Virgin Atlantic thinks it can green commercial aviation with biofuels:
When a Virgin Atlantic Boeing 747 took off for a 40-minute flight from London to Amsterdam Feb. 24, it represented an aviation breakthrough. For the first time a commercial airliner took aloft on other than fossil fuels. One of the plane’s four engines was fired on a 20 percent biojet fuel blend. The aim of the test flight was to explore how a biofuel performs in high altitude cold temperatures…
The next test aims to validate sustainability. When the Air New Zealand test takes place, it will be with a second generation feedstock. Of the possibilities, two are worth noting: algae and jatropha.
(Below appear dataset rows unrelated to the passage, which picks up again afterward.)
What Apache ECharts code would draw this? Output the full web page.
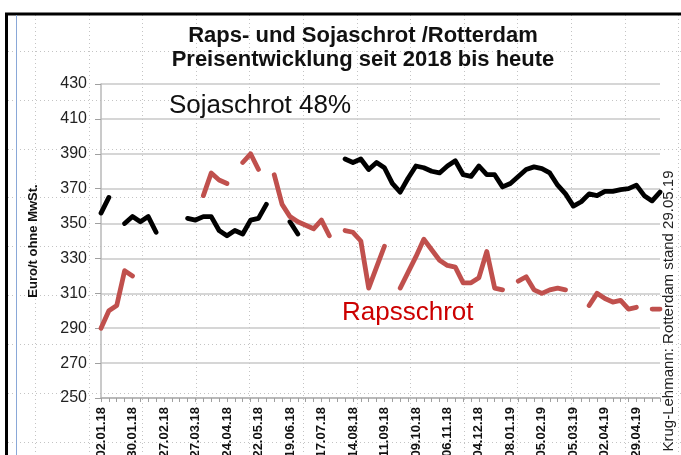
<!DOCTYPE html>
<html>
<head>
<meta charset="utf-8">
<script src="https://cdn.jsdelivr.net/npm/echarts@6/dist/echarts.min.js"></script>
<style>
  html, body { margin: 0; padding: 0; background: #fff; }
  #chart { width: 681px; height: 455px; }
</style>
</head>
<body>
<div id="chart"></div>
<script>
// weekly quotation dates (Rotterdam)
const dates = [
  '02.01.18', '09.01.18', '16.01.18', '23.01.18', '30.01.18', '06.02.18', '13.02.18', '20.02.18',
  '27.02.18', '06.03.18', '13.03.18', '20.03.18', '27.03.18', '03.04.18', '10.04.18', '17.04.18',
  '24.04.18', '01.05.18', '08.05.18', '15.05.18', '22.05.18', '29.05.18', '05.06.18', '12.06.18',
  '19.06.18', '26.06.18', '03.07.18', '10.07.18', '17.07.18', '24.07.18', '31.07.18', '07.08.18',
  '14.08.18', '21.08.18', '28.08.18', '04.09.18', '11.09.18', '18.09.18', '25.09.18', '02.10.18',
  '09.10.18', '16.10.18', '23.10.18', '30.10.18', '06.11.18', '13.11.18', '20.11.18', '27.11.18',
  '04.12.18', '11.12.18', '18.12.18', '03.01.19', '08.01.19', '15.01.19', '22.01.19', '29.01.19',
  '05.02.19', '12.02.19', '19.02.19', '26.02.19', '05.03.19', '12.03.19', '19.03.19', '26.03.19',
  '02.04.19', '09.04.19', '16.04.19', '23.04.19', '29.04.19', '07.05.19', '14.05.19', '21.05.19'
]

// Sojaschrot 48% (Euro/t), null = keine Notierung
const soja = [
  356, 365, null, 350, 354, 351, 354, 345, null, null, null, 353, 352, 354, 354, 346,
  343, 346, 344, 352, 353, 361, null, null, 351, 344, null, null, null, null, null, 387,
  385, 387, 381, 385, 382, 373, 368, 376, 383, 382, 380, 379, 383, 386, 378, 377,
  383, 378, 378, 371, 373, 377, 381, 382.5, 381.5, 379, 372, 367, 360, 362.5, 367, 366,
  368.5, 368.5, 369.5, 370, 372, 366, 363, 368
]

// Rapsschrot (Euro/t)
const raps = [
  290, 300, 303, 323, 320, null, null, null, null, null, null, null, null, 366, 379, 375,
  373, null, 385, 390, 381, null, 378, 361, 354, 351, 349, 347, 352, 343, null, 346,
  345, 340, 313, 325, 337, null, 313, 322, 331, 341, 335, 329, 326, 325, 316, 316,
  319, 334, 313, 312, null, 317, 319.5, 312, 310, 312, 313, 312, null, null, 303, 310,
  307, 305, 306, 301, 302, null, 301, 301
]

const yTicks = { min: 250, max: 430, step: 20 }

const chart = echarts.init(document.getElementById('chart'))

// excel cell grid in the background
const cellLines = []
for (let x = 35; x < 681; x += 53.6) {
  cellLines.push({
    type: 'line', z: -10, silent: true,
    shape: { x1: Math.round(x) + 0.5, y1: 15, x2: Math.round(x) + 0.5, y2: 455 },
    style: { stroke: '#c4c4c4', lineWidth: 1, lineDash: [1, 3] }
  })
}
for (let y = 50.7; y < 455; y += 48.9) {
  cellLines.push({
    type: 'line', z: -10, silent: true,
    shape: { x1: 8, y1: Math.round(y) + 0.5, x2: 681, y2: Math.round(y) + 0.5 },
    style: { stroke: '#c4c4c4', lineWidth: 1, lineDash: [1, 3] }
  })
}

const option = {
  backgroundColor: '#fff',
  animation: false,
  title: {
    text: 'Raps- und Sojaschrot /Rotterdam\nPreisentwicklung seit 2018 bis heute',
    left: 358,
    top: 19,
    textAlign: 'center',
    textStyle: {
      fontFamily: 'Liberation Sans',
      fontSize: 22,
      fontWeight: 'bold',
      lineHeight: 24,
      color: '#111'
    }
  },
  grid: {
    left: 101,
    right: 21,
    top: 84,
    bottom: 57,
    outerBoundsMode: 'none'
  },
  xAxis: {
    type: 'category',
    data: dates,
    boundaryGap: false,
    axisLine: { lineStyle: { color: '#b0b0b0', width: 1.5 } },
    axisTick: { show: true, interval: 0, length: 4, lineStyle: { color: '#a0a0a0' } },
    axisLabel: {
      interval: 3,
      rotate: 90,
      margin: 9,
      fontFamily: 'Liberation Sans',
      fontSize: 13,
      fontWeight: 'bold',
      color: '#111'
    },
    splitLine: { show: false }
  },
  yAxis: {
    type: 'value',
    min: yTicks.min,
    max: yTicks.max,
    interval: yTicks.step,
    name: 'Euro/t ohne MwSt.',
    nameLocation: 'middle',
    nameGap: 61,
    nameTextStyle: {
      fontFamily: 'Liberation Sans',
      fontSize: 13,
      fontWeight: 'bold',
      color: '#111'
    },
    axisLine: { show: true, lineStyle: { color: '#b8b8b8', width: 1.5 } },
    axisTick: { show: true, length: 6, lineStyle: { color: '#a0a0a0' } },
    axisLabel: {
      fontFamily: 'Liberation Sans',
      fontSize: 16,
      color: '#222',
      margin: 14
    },
    splitLine: { show: true, lineStyle: { color: '#c8c8c8', width: 1.5 } }
  },
  series: [
    {
      name: 'Sojaschrot 48%',
      type: 'line',
      data: soja,
      symbol: 'none',
      connectNulls: false,
      z: 3,
      lineStyle: { color: '#000', width: 4.8, cap: 'round', join: 'round' }
    },
    {
      name: 'Rapsschrot',
      type: 'line',
      data: raps,
      symbol: 'none',
      connectNulls: false,
      z: 3,
      lineStyle: { color: '#c0504d', width: 4.8, cap: 'round', join: 'round' }
    }
  ],
  graphic: cellLines.concat([
    {
      type: 'line', silent: true, z: 5,
      shape: { x1: 5, y1: 14, x2: 681, y2: 14 },
      style: { stroke: '#000', lineWidth: 3 }
    },
    {
      type: 'line', silent: true, z: 5,
      shape: { x1: 6.5, y1: 13, x2: 6.5, y2: 455 },
      style: { stroke: '#000', lineWidth: 3 }
    },
    {
      type: 'line', silent: true, z: 5,
      shape: { x1: 16.5, y1: 15, x2: 16.5, y2: 455 },
      style: { stroke: '#8aa8d8', lineWidth: 1 }
    },
    {
      type: 'text', z: 5,
      left: 169, top: 93,
      style: {
        text: 'Sojaschrot 48%',
        fontFamily: 'Liberation Sans',
        fontSize: 26,
        fill: '#111'
      }
    },
    {
      type: 'text', z: 5,
      left: 342, top: 300,
      style: {
        text: 'Rapsschrot',
        fontFamily: 'Liberation Sans',
        fontSize: 26,
        fill: '#cc0000'
      }
    },
    {
      type: 'text', z: 5,
      x: 669, y: 311,
      rotation: Math.PI / 2,
      style: {
        text: 'Krug-Lehmann: Rotterdam stand 29.05.19',
        fontFamily: 'Liberation Sans',
        fontSize: 15,
        fill: '#222',
        align: 'center',
        verticalAlign: 'middle'
      }
    }
  ])
}

chart.setOption(option)
window.addEventListener('resize', function() {
  chart.resize()
})
</script>
</body>
</html>
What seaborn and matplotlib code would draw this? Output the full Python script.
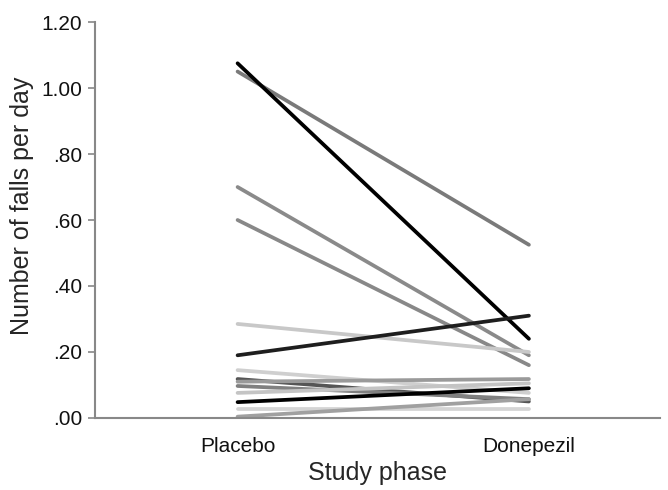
import pandas as pd
import seaborn as sns
import matplotlib.pyplot as plt
from matplotlib.ticker import FuncFormatter

# study phases and falls per day for each patient
phases = ["Placebo", "Donepezil"]
placebo = [1.05, 0.70, 0.60, 0.285, 0.145, 0.118, 0.110, 0.097, 0.076, 0.027, 0.004,
           1.075, 0.19, 0.048]
donepezil = [0.525, 0.19, 0.16, 0.20, 0.076, 0.050, 0.118, 0.057, 0.105, 0.027, 0.057,
             0.24, 0.31, 0.09]
shades = ["#7a7a7a", "#8a8a8a", "#888888", "#c8c8c8", "#cfcfcf", "#555555", "#9a9a9a",
          "#808080", "#c4c4c4", "#d4d4d4", "#a0a0a0",
          "#000000", "#1e1e1e", "#000000"]


def main() -> None:
    rows = []
    for i, (a, b) in enumerate(zip(placebo, donepezil)):
        rows.append({"patient": i, "phase": 0, "falls": a})
        rows.append({"patient": i, "phase": 1, "falls": b})
    df = pd.DataFrame(rows)

    sns.set_theme(style="white")
    plt.rcParams["font.family"] = ["Liberation Sans", "DejaVu Sans"]

    fig = plt.figure(figsize=(6.68, 4.9), dpi=100)
    ax = fig.add_axes([0.142, 0.147, 0.846, 0.808])

    sns.lineplot(
        data=df, x="phase", y="falls", hue="patient",
        palette=dict(enumerate(shades)), legend=False,
        linewidth=2.7, ax=ax,
    )

    ax.set_xlim(-0.49, 1.45)
    ax.set_ylim(0, 1.2)
    ax.set_xticks([0, 1])
    ax.set_xticklabels(phases)
    ax.set_yticks([0, 0.2, 0.4, 0.6, 0.8, 1.0, 1.2])
    ax.yaxis.set_major_formatter(
        FuncFormatter(lambda v, _: f"{v:.2f}".lstrip("0") if v < 1 else f"{v:.2f}"))

    ax.set_xlabel("Study phase", fontsize=18, labelpad=3)
    ax.set_ylabel("Number of falls per day", fontsize=18)
    ax.yaxis.set_label_coords(-0.108, 0.535)
    ax.tick_params(axis="x", labelsize=15, length=0, pad=14, labelcolor="#111111")
    ax.tick_params(axis="y", labelsize=15, left=True, length=5, width=1.2,
                   color="#888888", pad=4, labelcolor="#111111")

    sns.despine(ax=ax)
    for side in ["left", "bottom"]:
        ax.spines[side].set_color("#888888")
        ax.spines[side].set_linewidth(1.5)

    fig.savefig("out.png", dpi=100)


if __name__ == "__main__":
    main()
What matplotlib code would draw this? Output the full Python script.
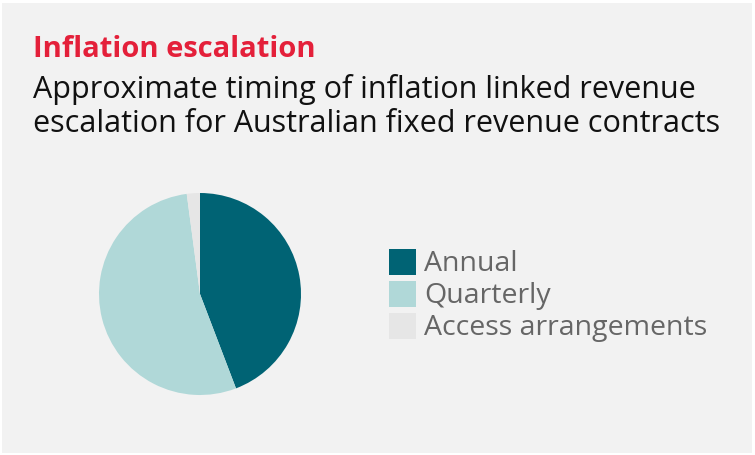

Both grow on non-agricultural land. Algae can employ saline water, and jatropha grows in dry conditions on degraded lands, in fact helping accumulate carbon in the soil. There are solid indications that biojet from jatropha or algae could provide massive amounts of fuel, and at costs lower than petroleum-based jet fuel.
Boeing’s own presentation on alternative fuels shows that land use issues are part of the sustainable biojet program’s DNA. “If the world airline fleet used 100% biojet fuel from soybeans, it would require 322 billion litres,” the presentation says. At 560 liters of oil per hectare that would require 5,750 million square kilometers, about the size of Europe. But algae could produce up to 94,000 liters per acre, shrinking land requirements to 35,000 square kilometers, about a Belgium’s worth of land.